Bangladeshi rock band

Chirkutt is a Bangladeshi rock band from Dhaka, formed in 2002 by Sharmin Sultana Sumi.

==History==
Chirkutt (Bengali: চিরকুট) is a Bangladeshi rock/fusion band based in Dhaka. The band is known for blending folk, rock, and contemporary elements, and for its active presence on both national and international stages.

=== Origins & Lineup ===
Chirkutt was founded in 2002 by Sharmin Sultana Sumi in Dhaka. Over time, the lineup evolved to include additional members. Pavel Areen, who joined in 2007 (or around that period), played a pivotal role in shaping the band’s sonic identity and served as producer on their debut album Chirkuttnama. The band’s roster has featured other musicians such as Emon Chowdhury and Jahid Nirob, among others. Eight years after the band was formed they released their first album Chirkuttnama.
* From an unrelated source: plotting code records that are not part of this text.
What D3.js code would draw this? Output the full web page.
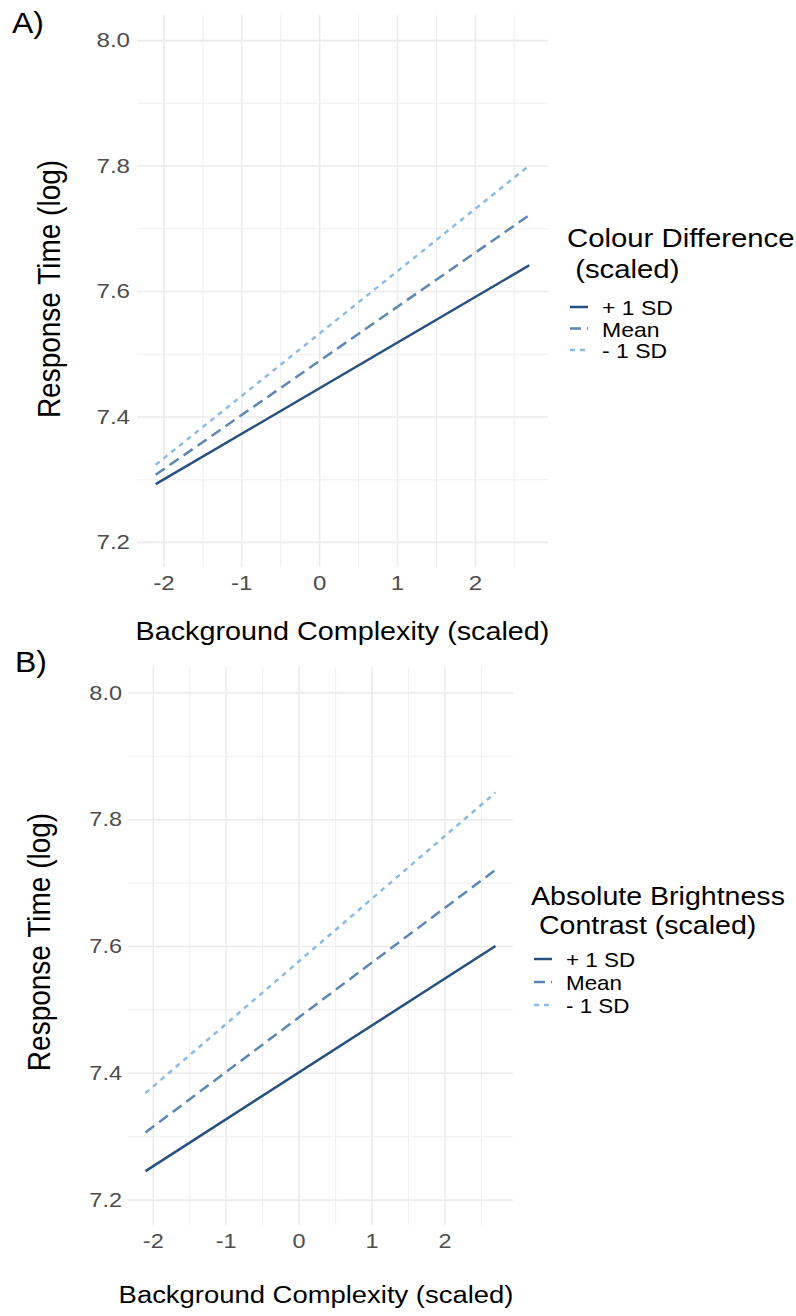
<!DOCTYPE html>
<html>
<head>
<meta charset="utf-8">
<script src="https://cdn.jsdelivr.net/npm/d3@7"></script>
<style>
  body { margin: 0; background: #fff; }
  svg { display: block; font-family: "Liberation Sans", Arial, sans-serif; }
</style>
</head>
<body>
<div id="chart"></div>
<script>
// values
const levels = ["+ 1 SD", "Mean", "- 1 SD"];
const xRange = [-2.1, 2.7];
const colourStart = [7.292, 7.307, 7.323];
const colourEnd = [7.641, 7.721, 7.800];
const brightStart = [7.245, 7.306, 7.368];
const brightEnd = [7.600, 7.720, 7.842];
const xTicks = [-2, -1, 0, 1, 2];
const xMinor = [-1.5, -0.5, 0.5, 1.5, 2.5];
const yTicks = [7.2, 7.4, 7.6, 7.8, 8.0];
const yMinor = [7.3, 7.5, 7.7, 7.9];

const colours = ["#26507f", "#5c87b4", "#8cbae4"];
const dashes = [null, "11,6", "5,5"];

const svg = d3.select("#chart")
  .append("svg")
  .attr("width", 796)
  .attr("height", 1316);

function drawPanel(cfg) {
  const x = d3.scaleLinear().domain([-2.34, 2.94]).range([cfg.left, cfg.right]);
  const y = d3.scaleLinear().domain([7.16, 8.04]).range([cfg.bottom, cfg.top]);
  const h = cfg.bottom - cfg.top;
  const w = cfg.right - cfg.left;
  const g = svg.append("g");

  // grid (minor first, then major)
  g.append("g")
    .attr("transform", `translate(0,${cfg.bottom})`)
    .call(d3.axisBottom(x).tickValues(xMinor).tickSize(-h).tickFormat(""))
    .call(s => s.select(".domain").remove())
    .selectAll("line").attr("stroke", "#efefef").attr("stroke-width", 1.1);
  g.append("g")
    .attr("transform", `translate(${cfg.left},0)`)
    .call(d3.axisLeft(y).tickValues(yMinor).tickSize(-w).tickFormat(""))
    .call(s => s.select(".domain").remove())
    .selectAll("line").attr("stroke", "#efefef").attr("stroke-width", 1.1);

  const xAxis = g.append("g")
    .attr("transform", `translate(0,${cfg.bottom})`)
    .call(d3.axisBottom(x).tickValues(xTicks).tickSize(-h).tickPadding(cfg.xPad)
      .tickFormat(d3.format("d")));
  xAxis.select(".domain").remove();
  xAxis.selectAll("line").attr("stroke", "#ebebeb").attr("stroke-width", 1.6);
  xAxis.selectAll("text")
    .attr("font-size", cfg.tick).attr("fill", "#4d4d4d")
    .attr("font-family", "Liberation Sans, Arial, sans-serif")
    .attr("y", cfg.xPad)
    .attr("transform", `scale(${cfg.sx},1)`)
    .text(d => d < 0 ? "-" + Math.abs(d) : d);

  const yAxis = g.append("g")
    .attr("transform", `translate(${cfg.left},0)`)
    .call(d3.axisLeft(y).tickValues(yTicks).tickSize(-w).tickFormat(d3.format(".1f")));
  yAxis.select(".domain").remove();
  yAxis.selectAll("line").attr("stroke", "#ebebeb").attr("stroke-width", 1.6);
  yAxis.selectAll("text")
    .attr("font-size", cfg.tick).attr("fill", "#4d4d4d")
    .attr("font-family", "Liberation Sans, Arial, sans-serif")
    .attr("x", -cfg.yPad / cfg.sx)
    .attr("transform", `scale(${cfg.sx},1)`);

  // lines
  const rows = levels.map((lv, i) => ({
    level: lv,
    pts: [[xRange[0], cfg.start[i]], [xRange[1], cfg.end[i]]]
  }));
  const line = d3.line().x(d => x(d[0])).y(d => y(d[1]));
  g.selectAll(".fit")
    .data(rows)
    .enter()
    .append("path")
    .attr("class", "fit")
    .attr("d", d => line(d.pts))
    .attr("fill", "none")
    .attr("stroke", (d, i) => colours[i])
    .attr("stroke-width", 2.5)
    .attr("stroke-dasharray", (d, i) => dashes[i]);

  // axis titles
  g.append("text")
    .attr("transform", `translate(${cfg.xTitle[0]},${cfg.xTitle[1]}) scale(${cfg.sx},1)`)
    .attr("text-anchor", "middle")
    .attr("font-size", cfg.titleSize)
    .text("Background Complexity (scaled)");
  g.append("text")
    .attr("transform", `translate(${cfg.yTitle[0]},${cfg.yTitle[1]}) scale(${cfg.sx},1) rotate(-90)`)
    .attr("text-anchor", "middle")
    .attr("font-size", cfg.yTitleSize)
    .text("Response Time (log)");

  // panel tag
  g.append("text")
    .attr("transform", `translate(${cfg.tag[0]},${cfg.tag[1]}) scale(1.1,1)`)
    .attr("font-size", 29)
    .text(cfg.tagText);

  // legend
  const lg = g.append("g");
  cfg.legendTitle.forEach((t, i) => {
    lg.append("text")
      .attr("transform", `translate(${cfg.legX},${cfg.legY + i * cfg.legLine}) scale(${cfg.sx},1)`)
      .attr("font-size", cfg.legTitleSize)
      .attr("xml:space", "preserve")
      .style("white-space", "pre")
      .text(t);
  });
  const items = lg.selectAll(".item")
    .data(levels)
    .enter()
    .append("g")
    .attr("class", "item")
    .attr("transform", (d, i) => `translate(${cfg.keyX},${cfg.keyY + i * cfg.keyStep})`);
  items.append("line")
    .attr("x1", 0).attr("x2", 18).attr("y1", 0).attr("y2", 0)
    .attr("stroke", (d, i) => colours[i])
    .attr("stroke-width", 2.5)
    .attr("stroke-dasharray", (d, i) => dashes[i]);
  items.append("text")
    .attr("transform", `translate(32,8) scale(${cfg.sx},1)`)
    .attr("font-size", cfg.legTextSize)
    .text(d => d);
}

drawPanel({
  left: 137, right: 548, top: 15, bottom: 567,
  start: colourStart, end: colourEnd,
  sx: 1.15, tick: 21, xPad: 8, yPad: 7,
  titleSize: 25, yTitleSize: 28,
  xTitle: [342.5, 640], yTitle: [60, 289],
  tag: [12, 33], tagText: "A)",
  legendTitle: ["Colour Difference", " (scaled)"],
  legX: 567, legY: 247, legLine: 31, legTitleSize: 25.5,
  keyX: 570, keyY: 307, keyStep: 21.5, legTextSize: 20
});

drawPanel({
  left: 128, right: 513, top: 667, bottom: 1225,
  start: brightStart, end: brightEnd,
  sx: 1.12, tick: 21, xPad: 8, yPad: 6,
  titleSize: 24.5, yTitleSize: 28,
  xTitle: [316, 1303], yTitle: [50, 942],
  tag: [15, 672], tagText: "B)",
  legendTitle: ["Absolute Brightness", " Contrast (scaled)"],
  legX: 531, legY: 905, legLine: 29, legTitleSize: 25.5,
  keyX: 534, keyY: 959, keyStep: 23, legTextSize: 20
});
</script>
</body>
</html>
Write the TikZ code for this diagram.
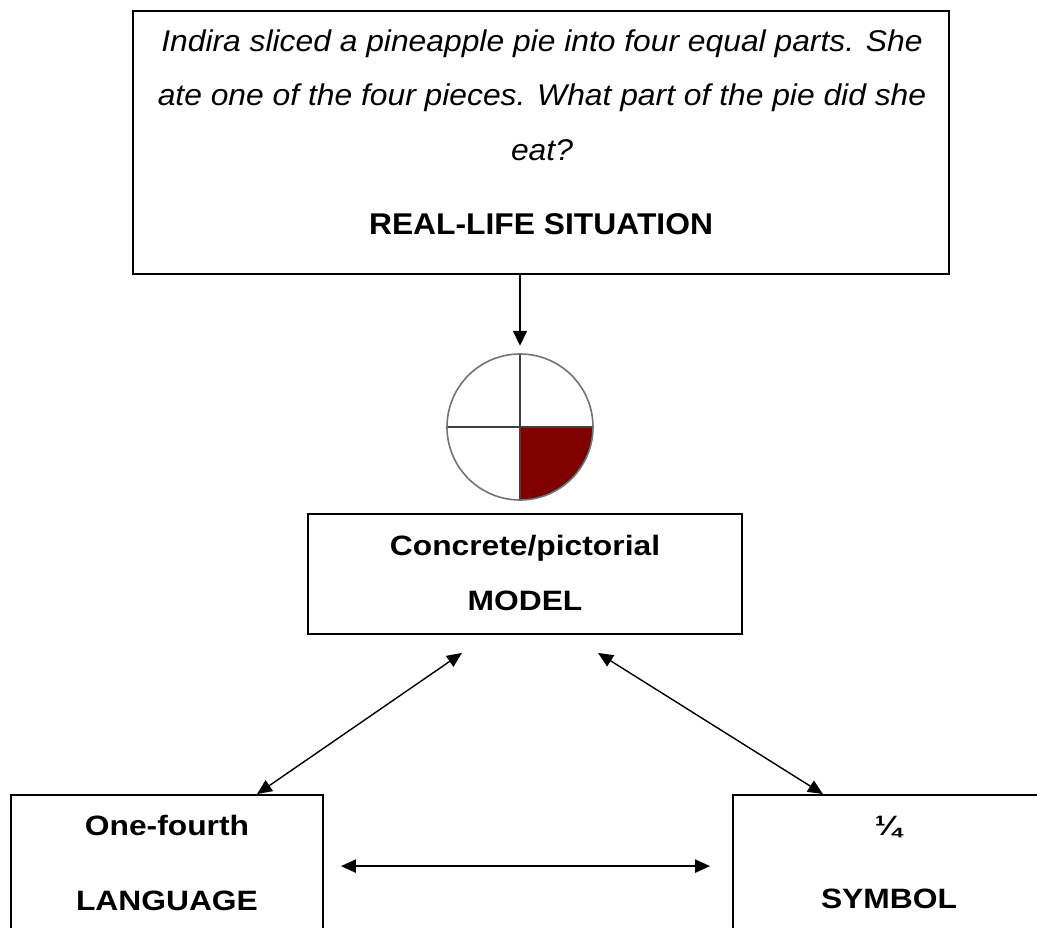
\documentclass[tikz,border=0pt]{standalone}
\usepackage{fontspec}
\setmainfont{Liberation Sans}[FakeStretch=1.135]
\newfontfamily\storyfont{Liberation Sans}[FakeStretch=1.06]
\usetikzlibrary{arrows.meta,calc}
\definecolor{piered}{HTML}{800000}
\tikzset{
	box/.style={draw, line width=1.8pt, inner sep=0pt},
	story/.style={anchor=base, inner sep=0pt, font=\storyfont\fontsize{30}{36}\selectfont\itshape},
	storytitle/.style={anchor=base, inner sep=0pt, font=\storyfont\fontsize{30}{36}\selectfont\bfseries},
	label/.style={anchor=base, inner sep=0pt, font=\fontsize{28}{34}\selectfont\bfseries},
	flow/.style={line width=1.6pt, -{Triangle[length=15pt,width=14pt]}},
	link/.style={line width=1.4pt, {Triangle[length=15pt,width=13pt]}-{Triangle[length=15pt,width=13pt]}},
}

\begin{document}
\begin{tikzpicture}[x=1pt, y=-1pt]
			%%%%% START %%%%%
			\useasboundingbox (0,0) rectangle (1037,928);
			
			\node[box, minimum width=816pt, minimum height=263pt] (situation) at (541,142.5) {};
			\node[story] (story1) at (542,52) {Indira sliced a pineapple pie into four equal parts. She};
			\node[story] (story2) at (542,106) {ate one of the four pieces. What part of the pie did she};
			\node[story] (story3) at (542,161) {eat?};
			\node[storytitle] (situationtitle) at (541,235) {REAL-LIFE SITUATION};
			
			\node[circle, minimum size=146pt, inner sep=0pt] (pie) at (520,427) {};
			\fill[piered] (pie.center) -- (pie.east) arc (0:-90:73pt) -- cycle;
			\draw[line width=1.6pt, color=black!75] (pie.north) -- (pie.south);
			\draw[line width=1.6pt, color=black!75] (pie.west) -- (pie.east);
			\draw[line width=1.6pt, color=black!55] (pie.center) circle (73pt);
			
			\node[box, minimum width=434pt, minimum height=120pt] (model) at (525,574) {};
			\node[label] (modeltop) at (525,555) {Concrete/pictorial};
			\node[label] (modeltitle) at (525,610) {MODEL};
			
			\node[box, minimum width=312pt, minimum height=165pt] (language) at (167,877.5) {};
			\node[label] (languagetop) at (167,835) {One-fourth};
			\node[label] (languagetitle) at (167,910) {LANGUAGE};
			
			\node[box, minimum width=312pt, minimum height=165pt] (symbol) at (889,877.5) {};
			\node[label] (symboltop) at (888,835) {¼};
			\node[label] (symboltitle) at (889,908) {SYMBOL};
			
			\draw[flow, shorten >=8pt] ($(situation.south)+(-21,0)$) -- (pie.north);
			\draw[link] ($(model.south)+(-63,18)$) -- ($(language.north)+(90,0)$);
			\draw[link] ($(model.south)+(73,18)$) -- ($(symbol.north)+(-66,0)$);
			\draw[link, line width=2.2pt] ($(language.north east)+(17,72)$) -- ($(symbol.north west)+(-22,72)$);
			
			%%%%% END %%%%%
\end{tikzpicture}
\end{document}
Chirkutt's performed at SXSW-2016 in Austin, US and South Asian Band Festival-Delhi, India, the President house concert in India-2014, India Music Week and the Jaffna Music Festival, Sri Lanka. They were also the winners of the RTV Best Band Award 2012. Chirkutt band has also embarked for a tour in Norway with Norwegian rockers Casa Murilo in 2013. They performed on Asian TV music show in September 2016.

==Members==
=== Present members ===
- Sharmin Sultana Sumi – lead vocals (2002–present)
- Dibbo Nasser – lead guitars (2023–present)
- Pavel Areen – drums (2008–present)
- Rayhan Islam Shuvro - Acoustic Guitar (2023–present)
- Ishmamul Farhad - Bass guitar (2024–present)
- Rayhan Parvez Akanda Pranto - Guitar & Ethnic Instruments (2023–present)
- Yaar Hossain - Keyboards & Violin (2024–present)

=== Past members ===
- Jahid Nirob – keyboards (2015–2024)
- Emon Chowdhury – lead guitars (2006–2023)
- Rashed Sharif Shoaib
- Sabbir Ahmed
- Rokon Emon
- Pinto Ghosh – vocals, violin (2002–2016)
- Anwar Shafiq Tomal
- Parvez Sazzad

==Discography==
- "চিরকুটনামা (Chronograph)" (2010)
- "যাদুর শহর (City of Magic)" (2013)
- "উধাও (Disappear)" (2017)
- "ভালোবাসাসমগ্র (Love Anthology)" (2025)

==Award==

Channel i Music Awards

| Year | Nominee / work | Award | Result |
|---|---|---|---|
| 2013 | "যাদুর শহর (City of Magic)" | Best Band Album of the Year | Won |

RTV Music Awards

| Year | Nominee / work | Award | Result |
|---|---|---|---|
| 2012 | Chirkutt | Best Band of the Year | Won |

SAARC Film Festival Award

| Year | Nominee / work | Award | Result |
|---|---|---|---|
| 2016 | Jalal's Story | Best Original Score | Won |

==Chirkutt in film==
The band has also worked on several local film music director. They won the "SAARC" film festival award in 2016 for the best original score of the film Jalal's Story. Chirkutt also have done the playback in the movies Television, and Piprabidya, of director Mostofa Sarwar Farooki. They did the soundtrack of Aynabaji of Amitabh Reza Chowdhury 2016 film, Ice cream of Redowan Rony. Chirkutt did the soundtrack of the movie Tumi Je Amar by RTV. They composed the soundtrack of the 2017 movie Doob – No bed of roses.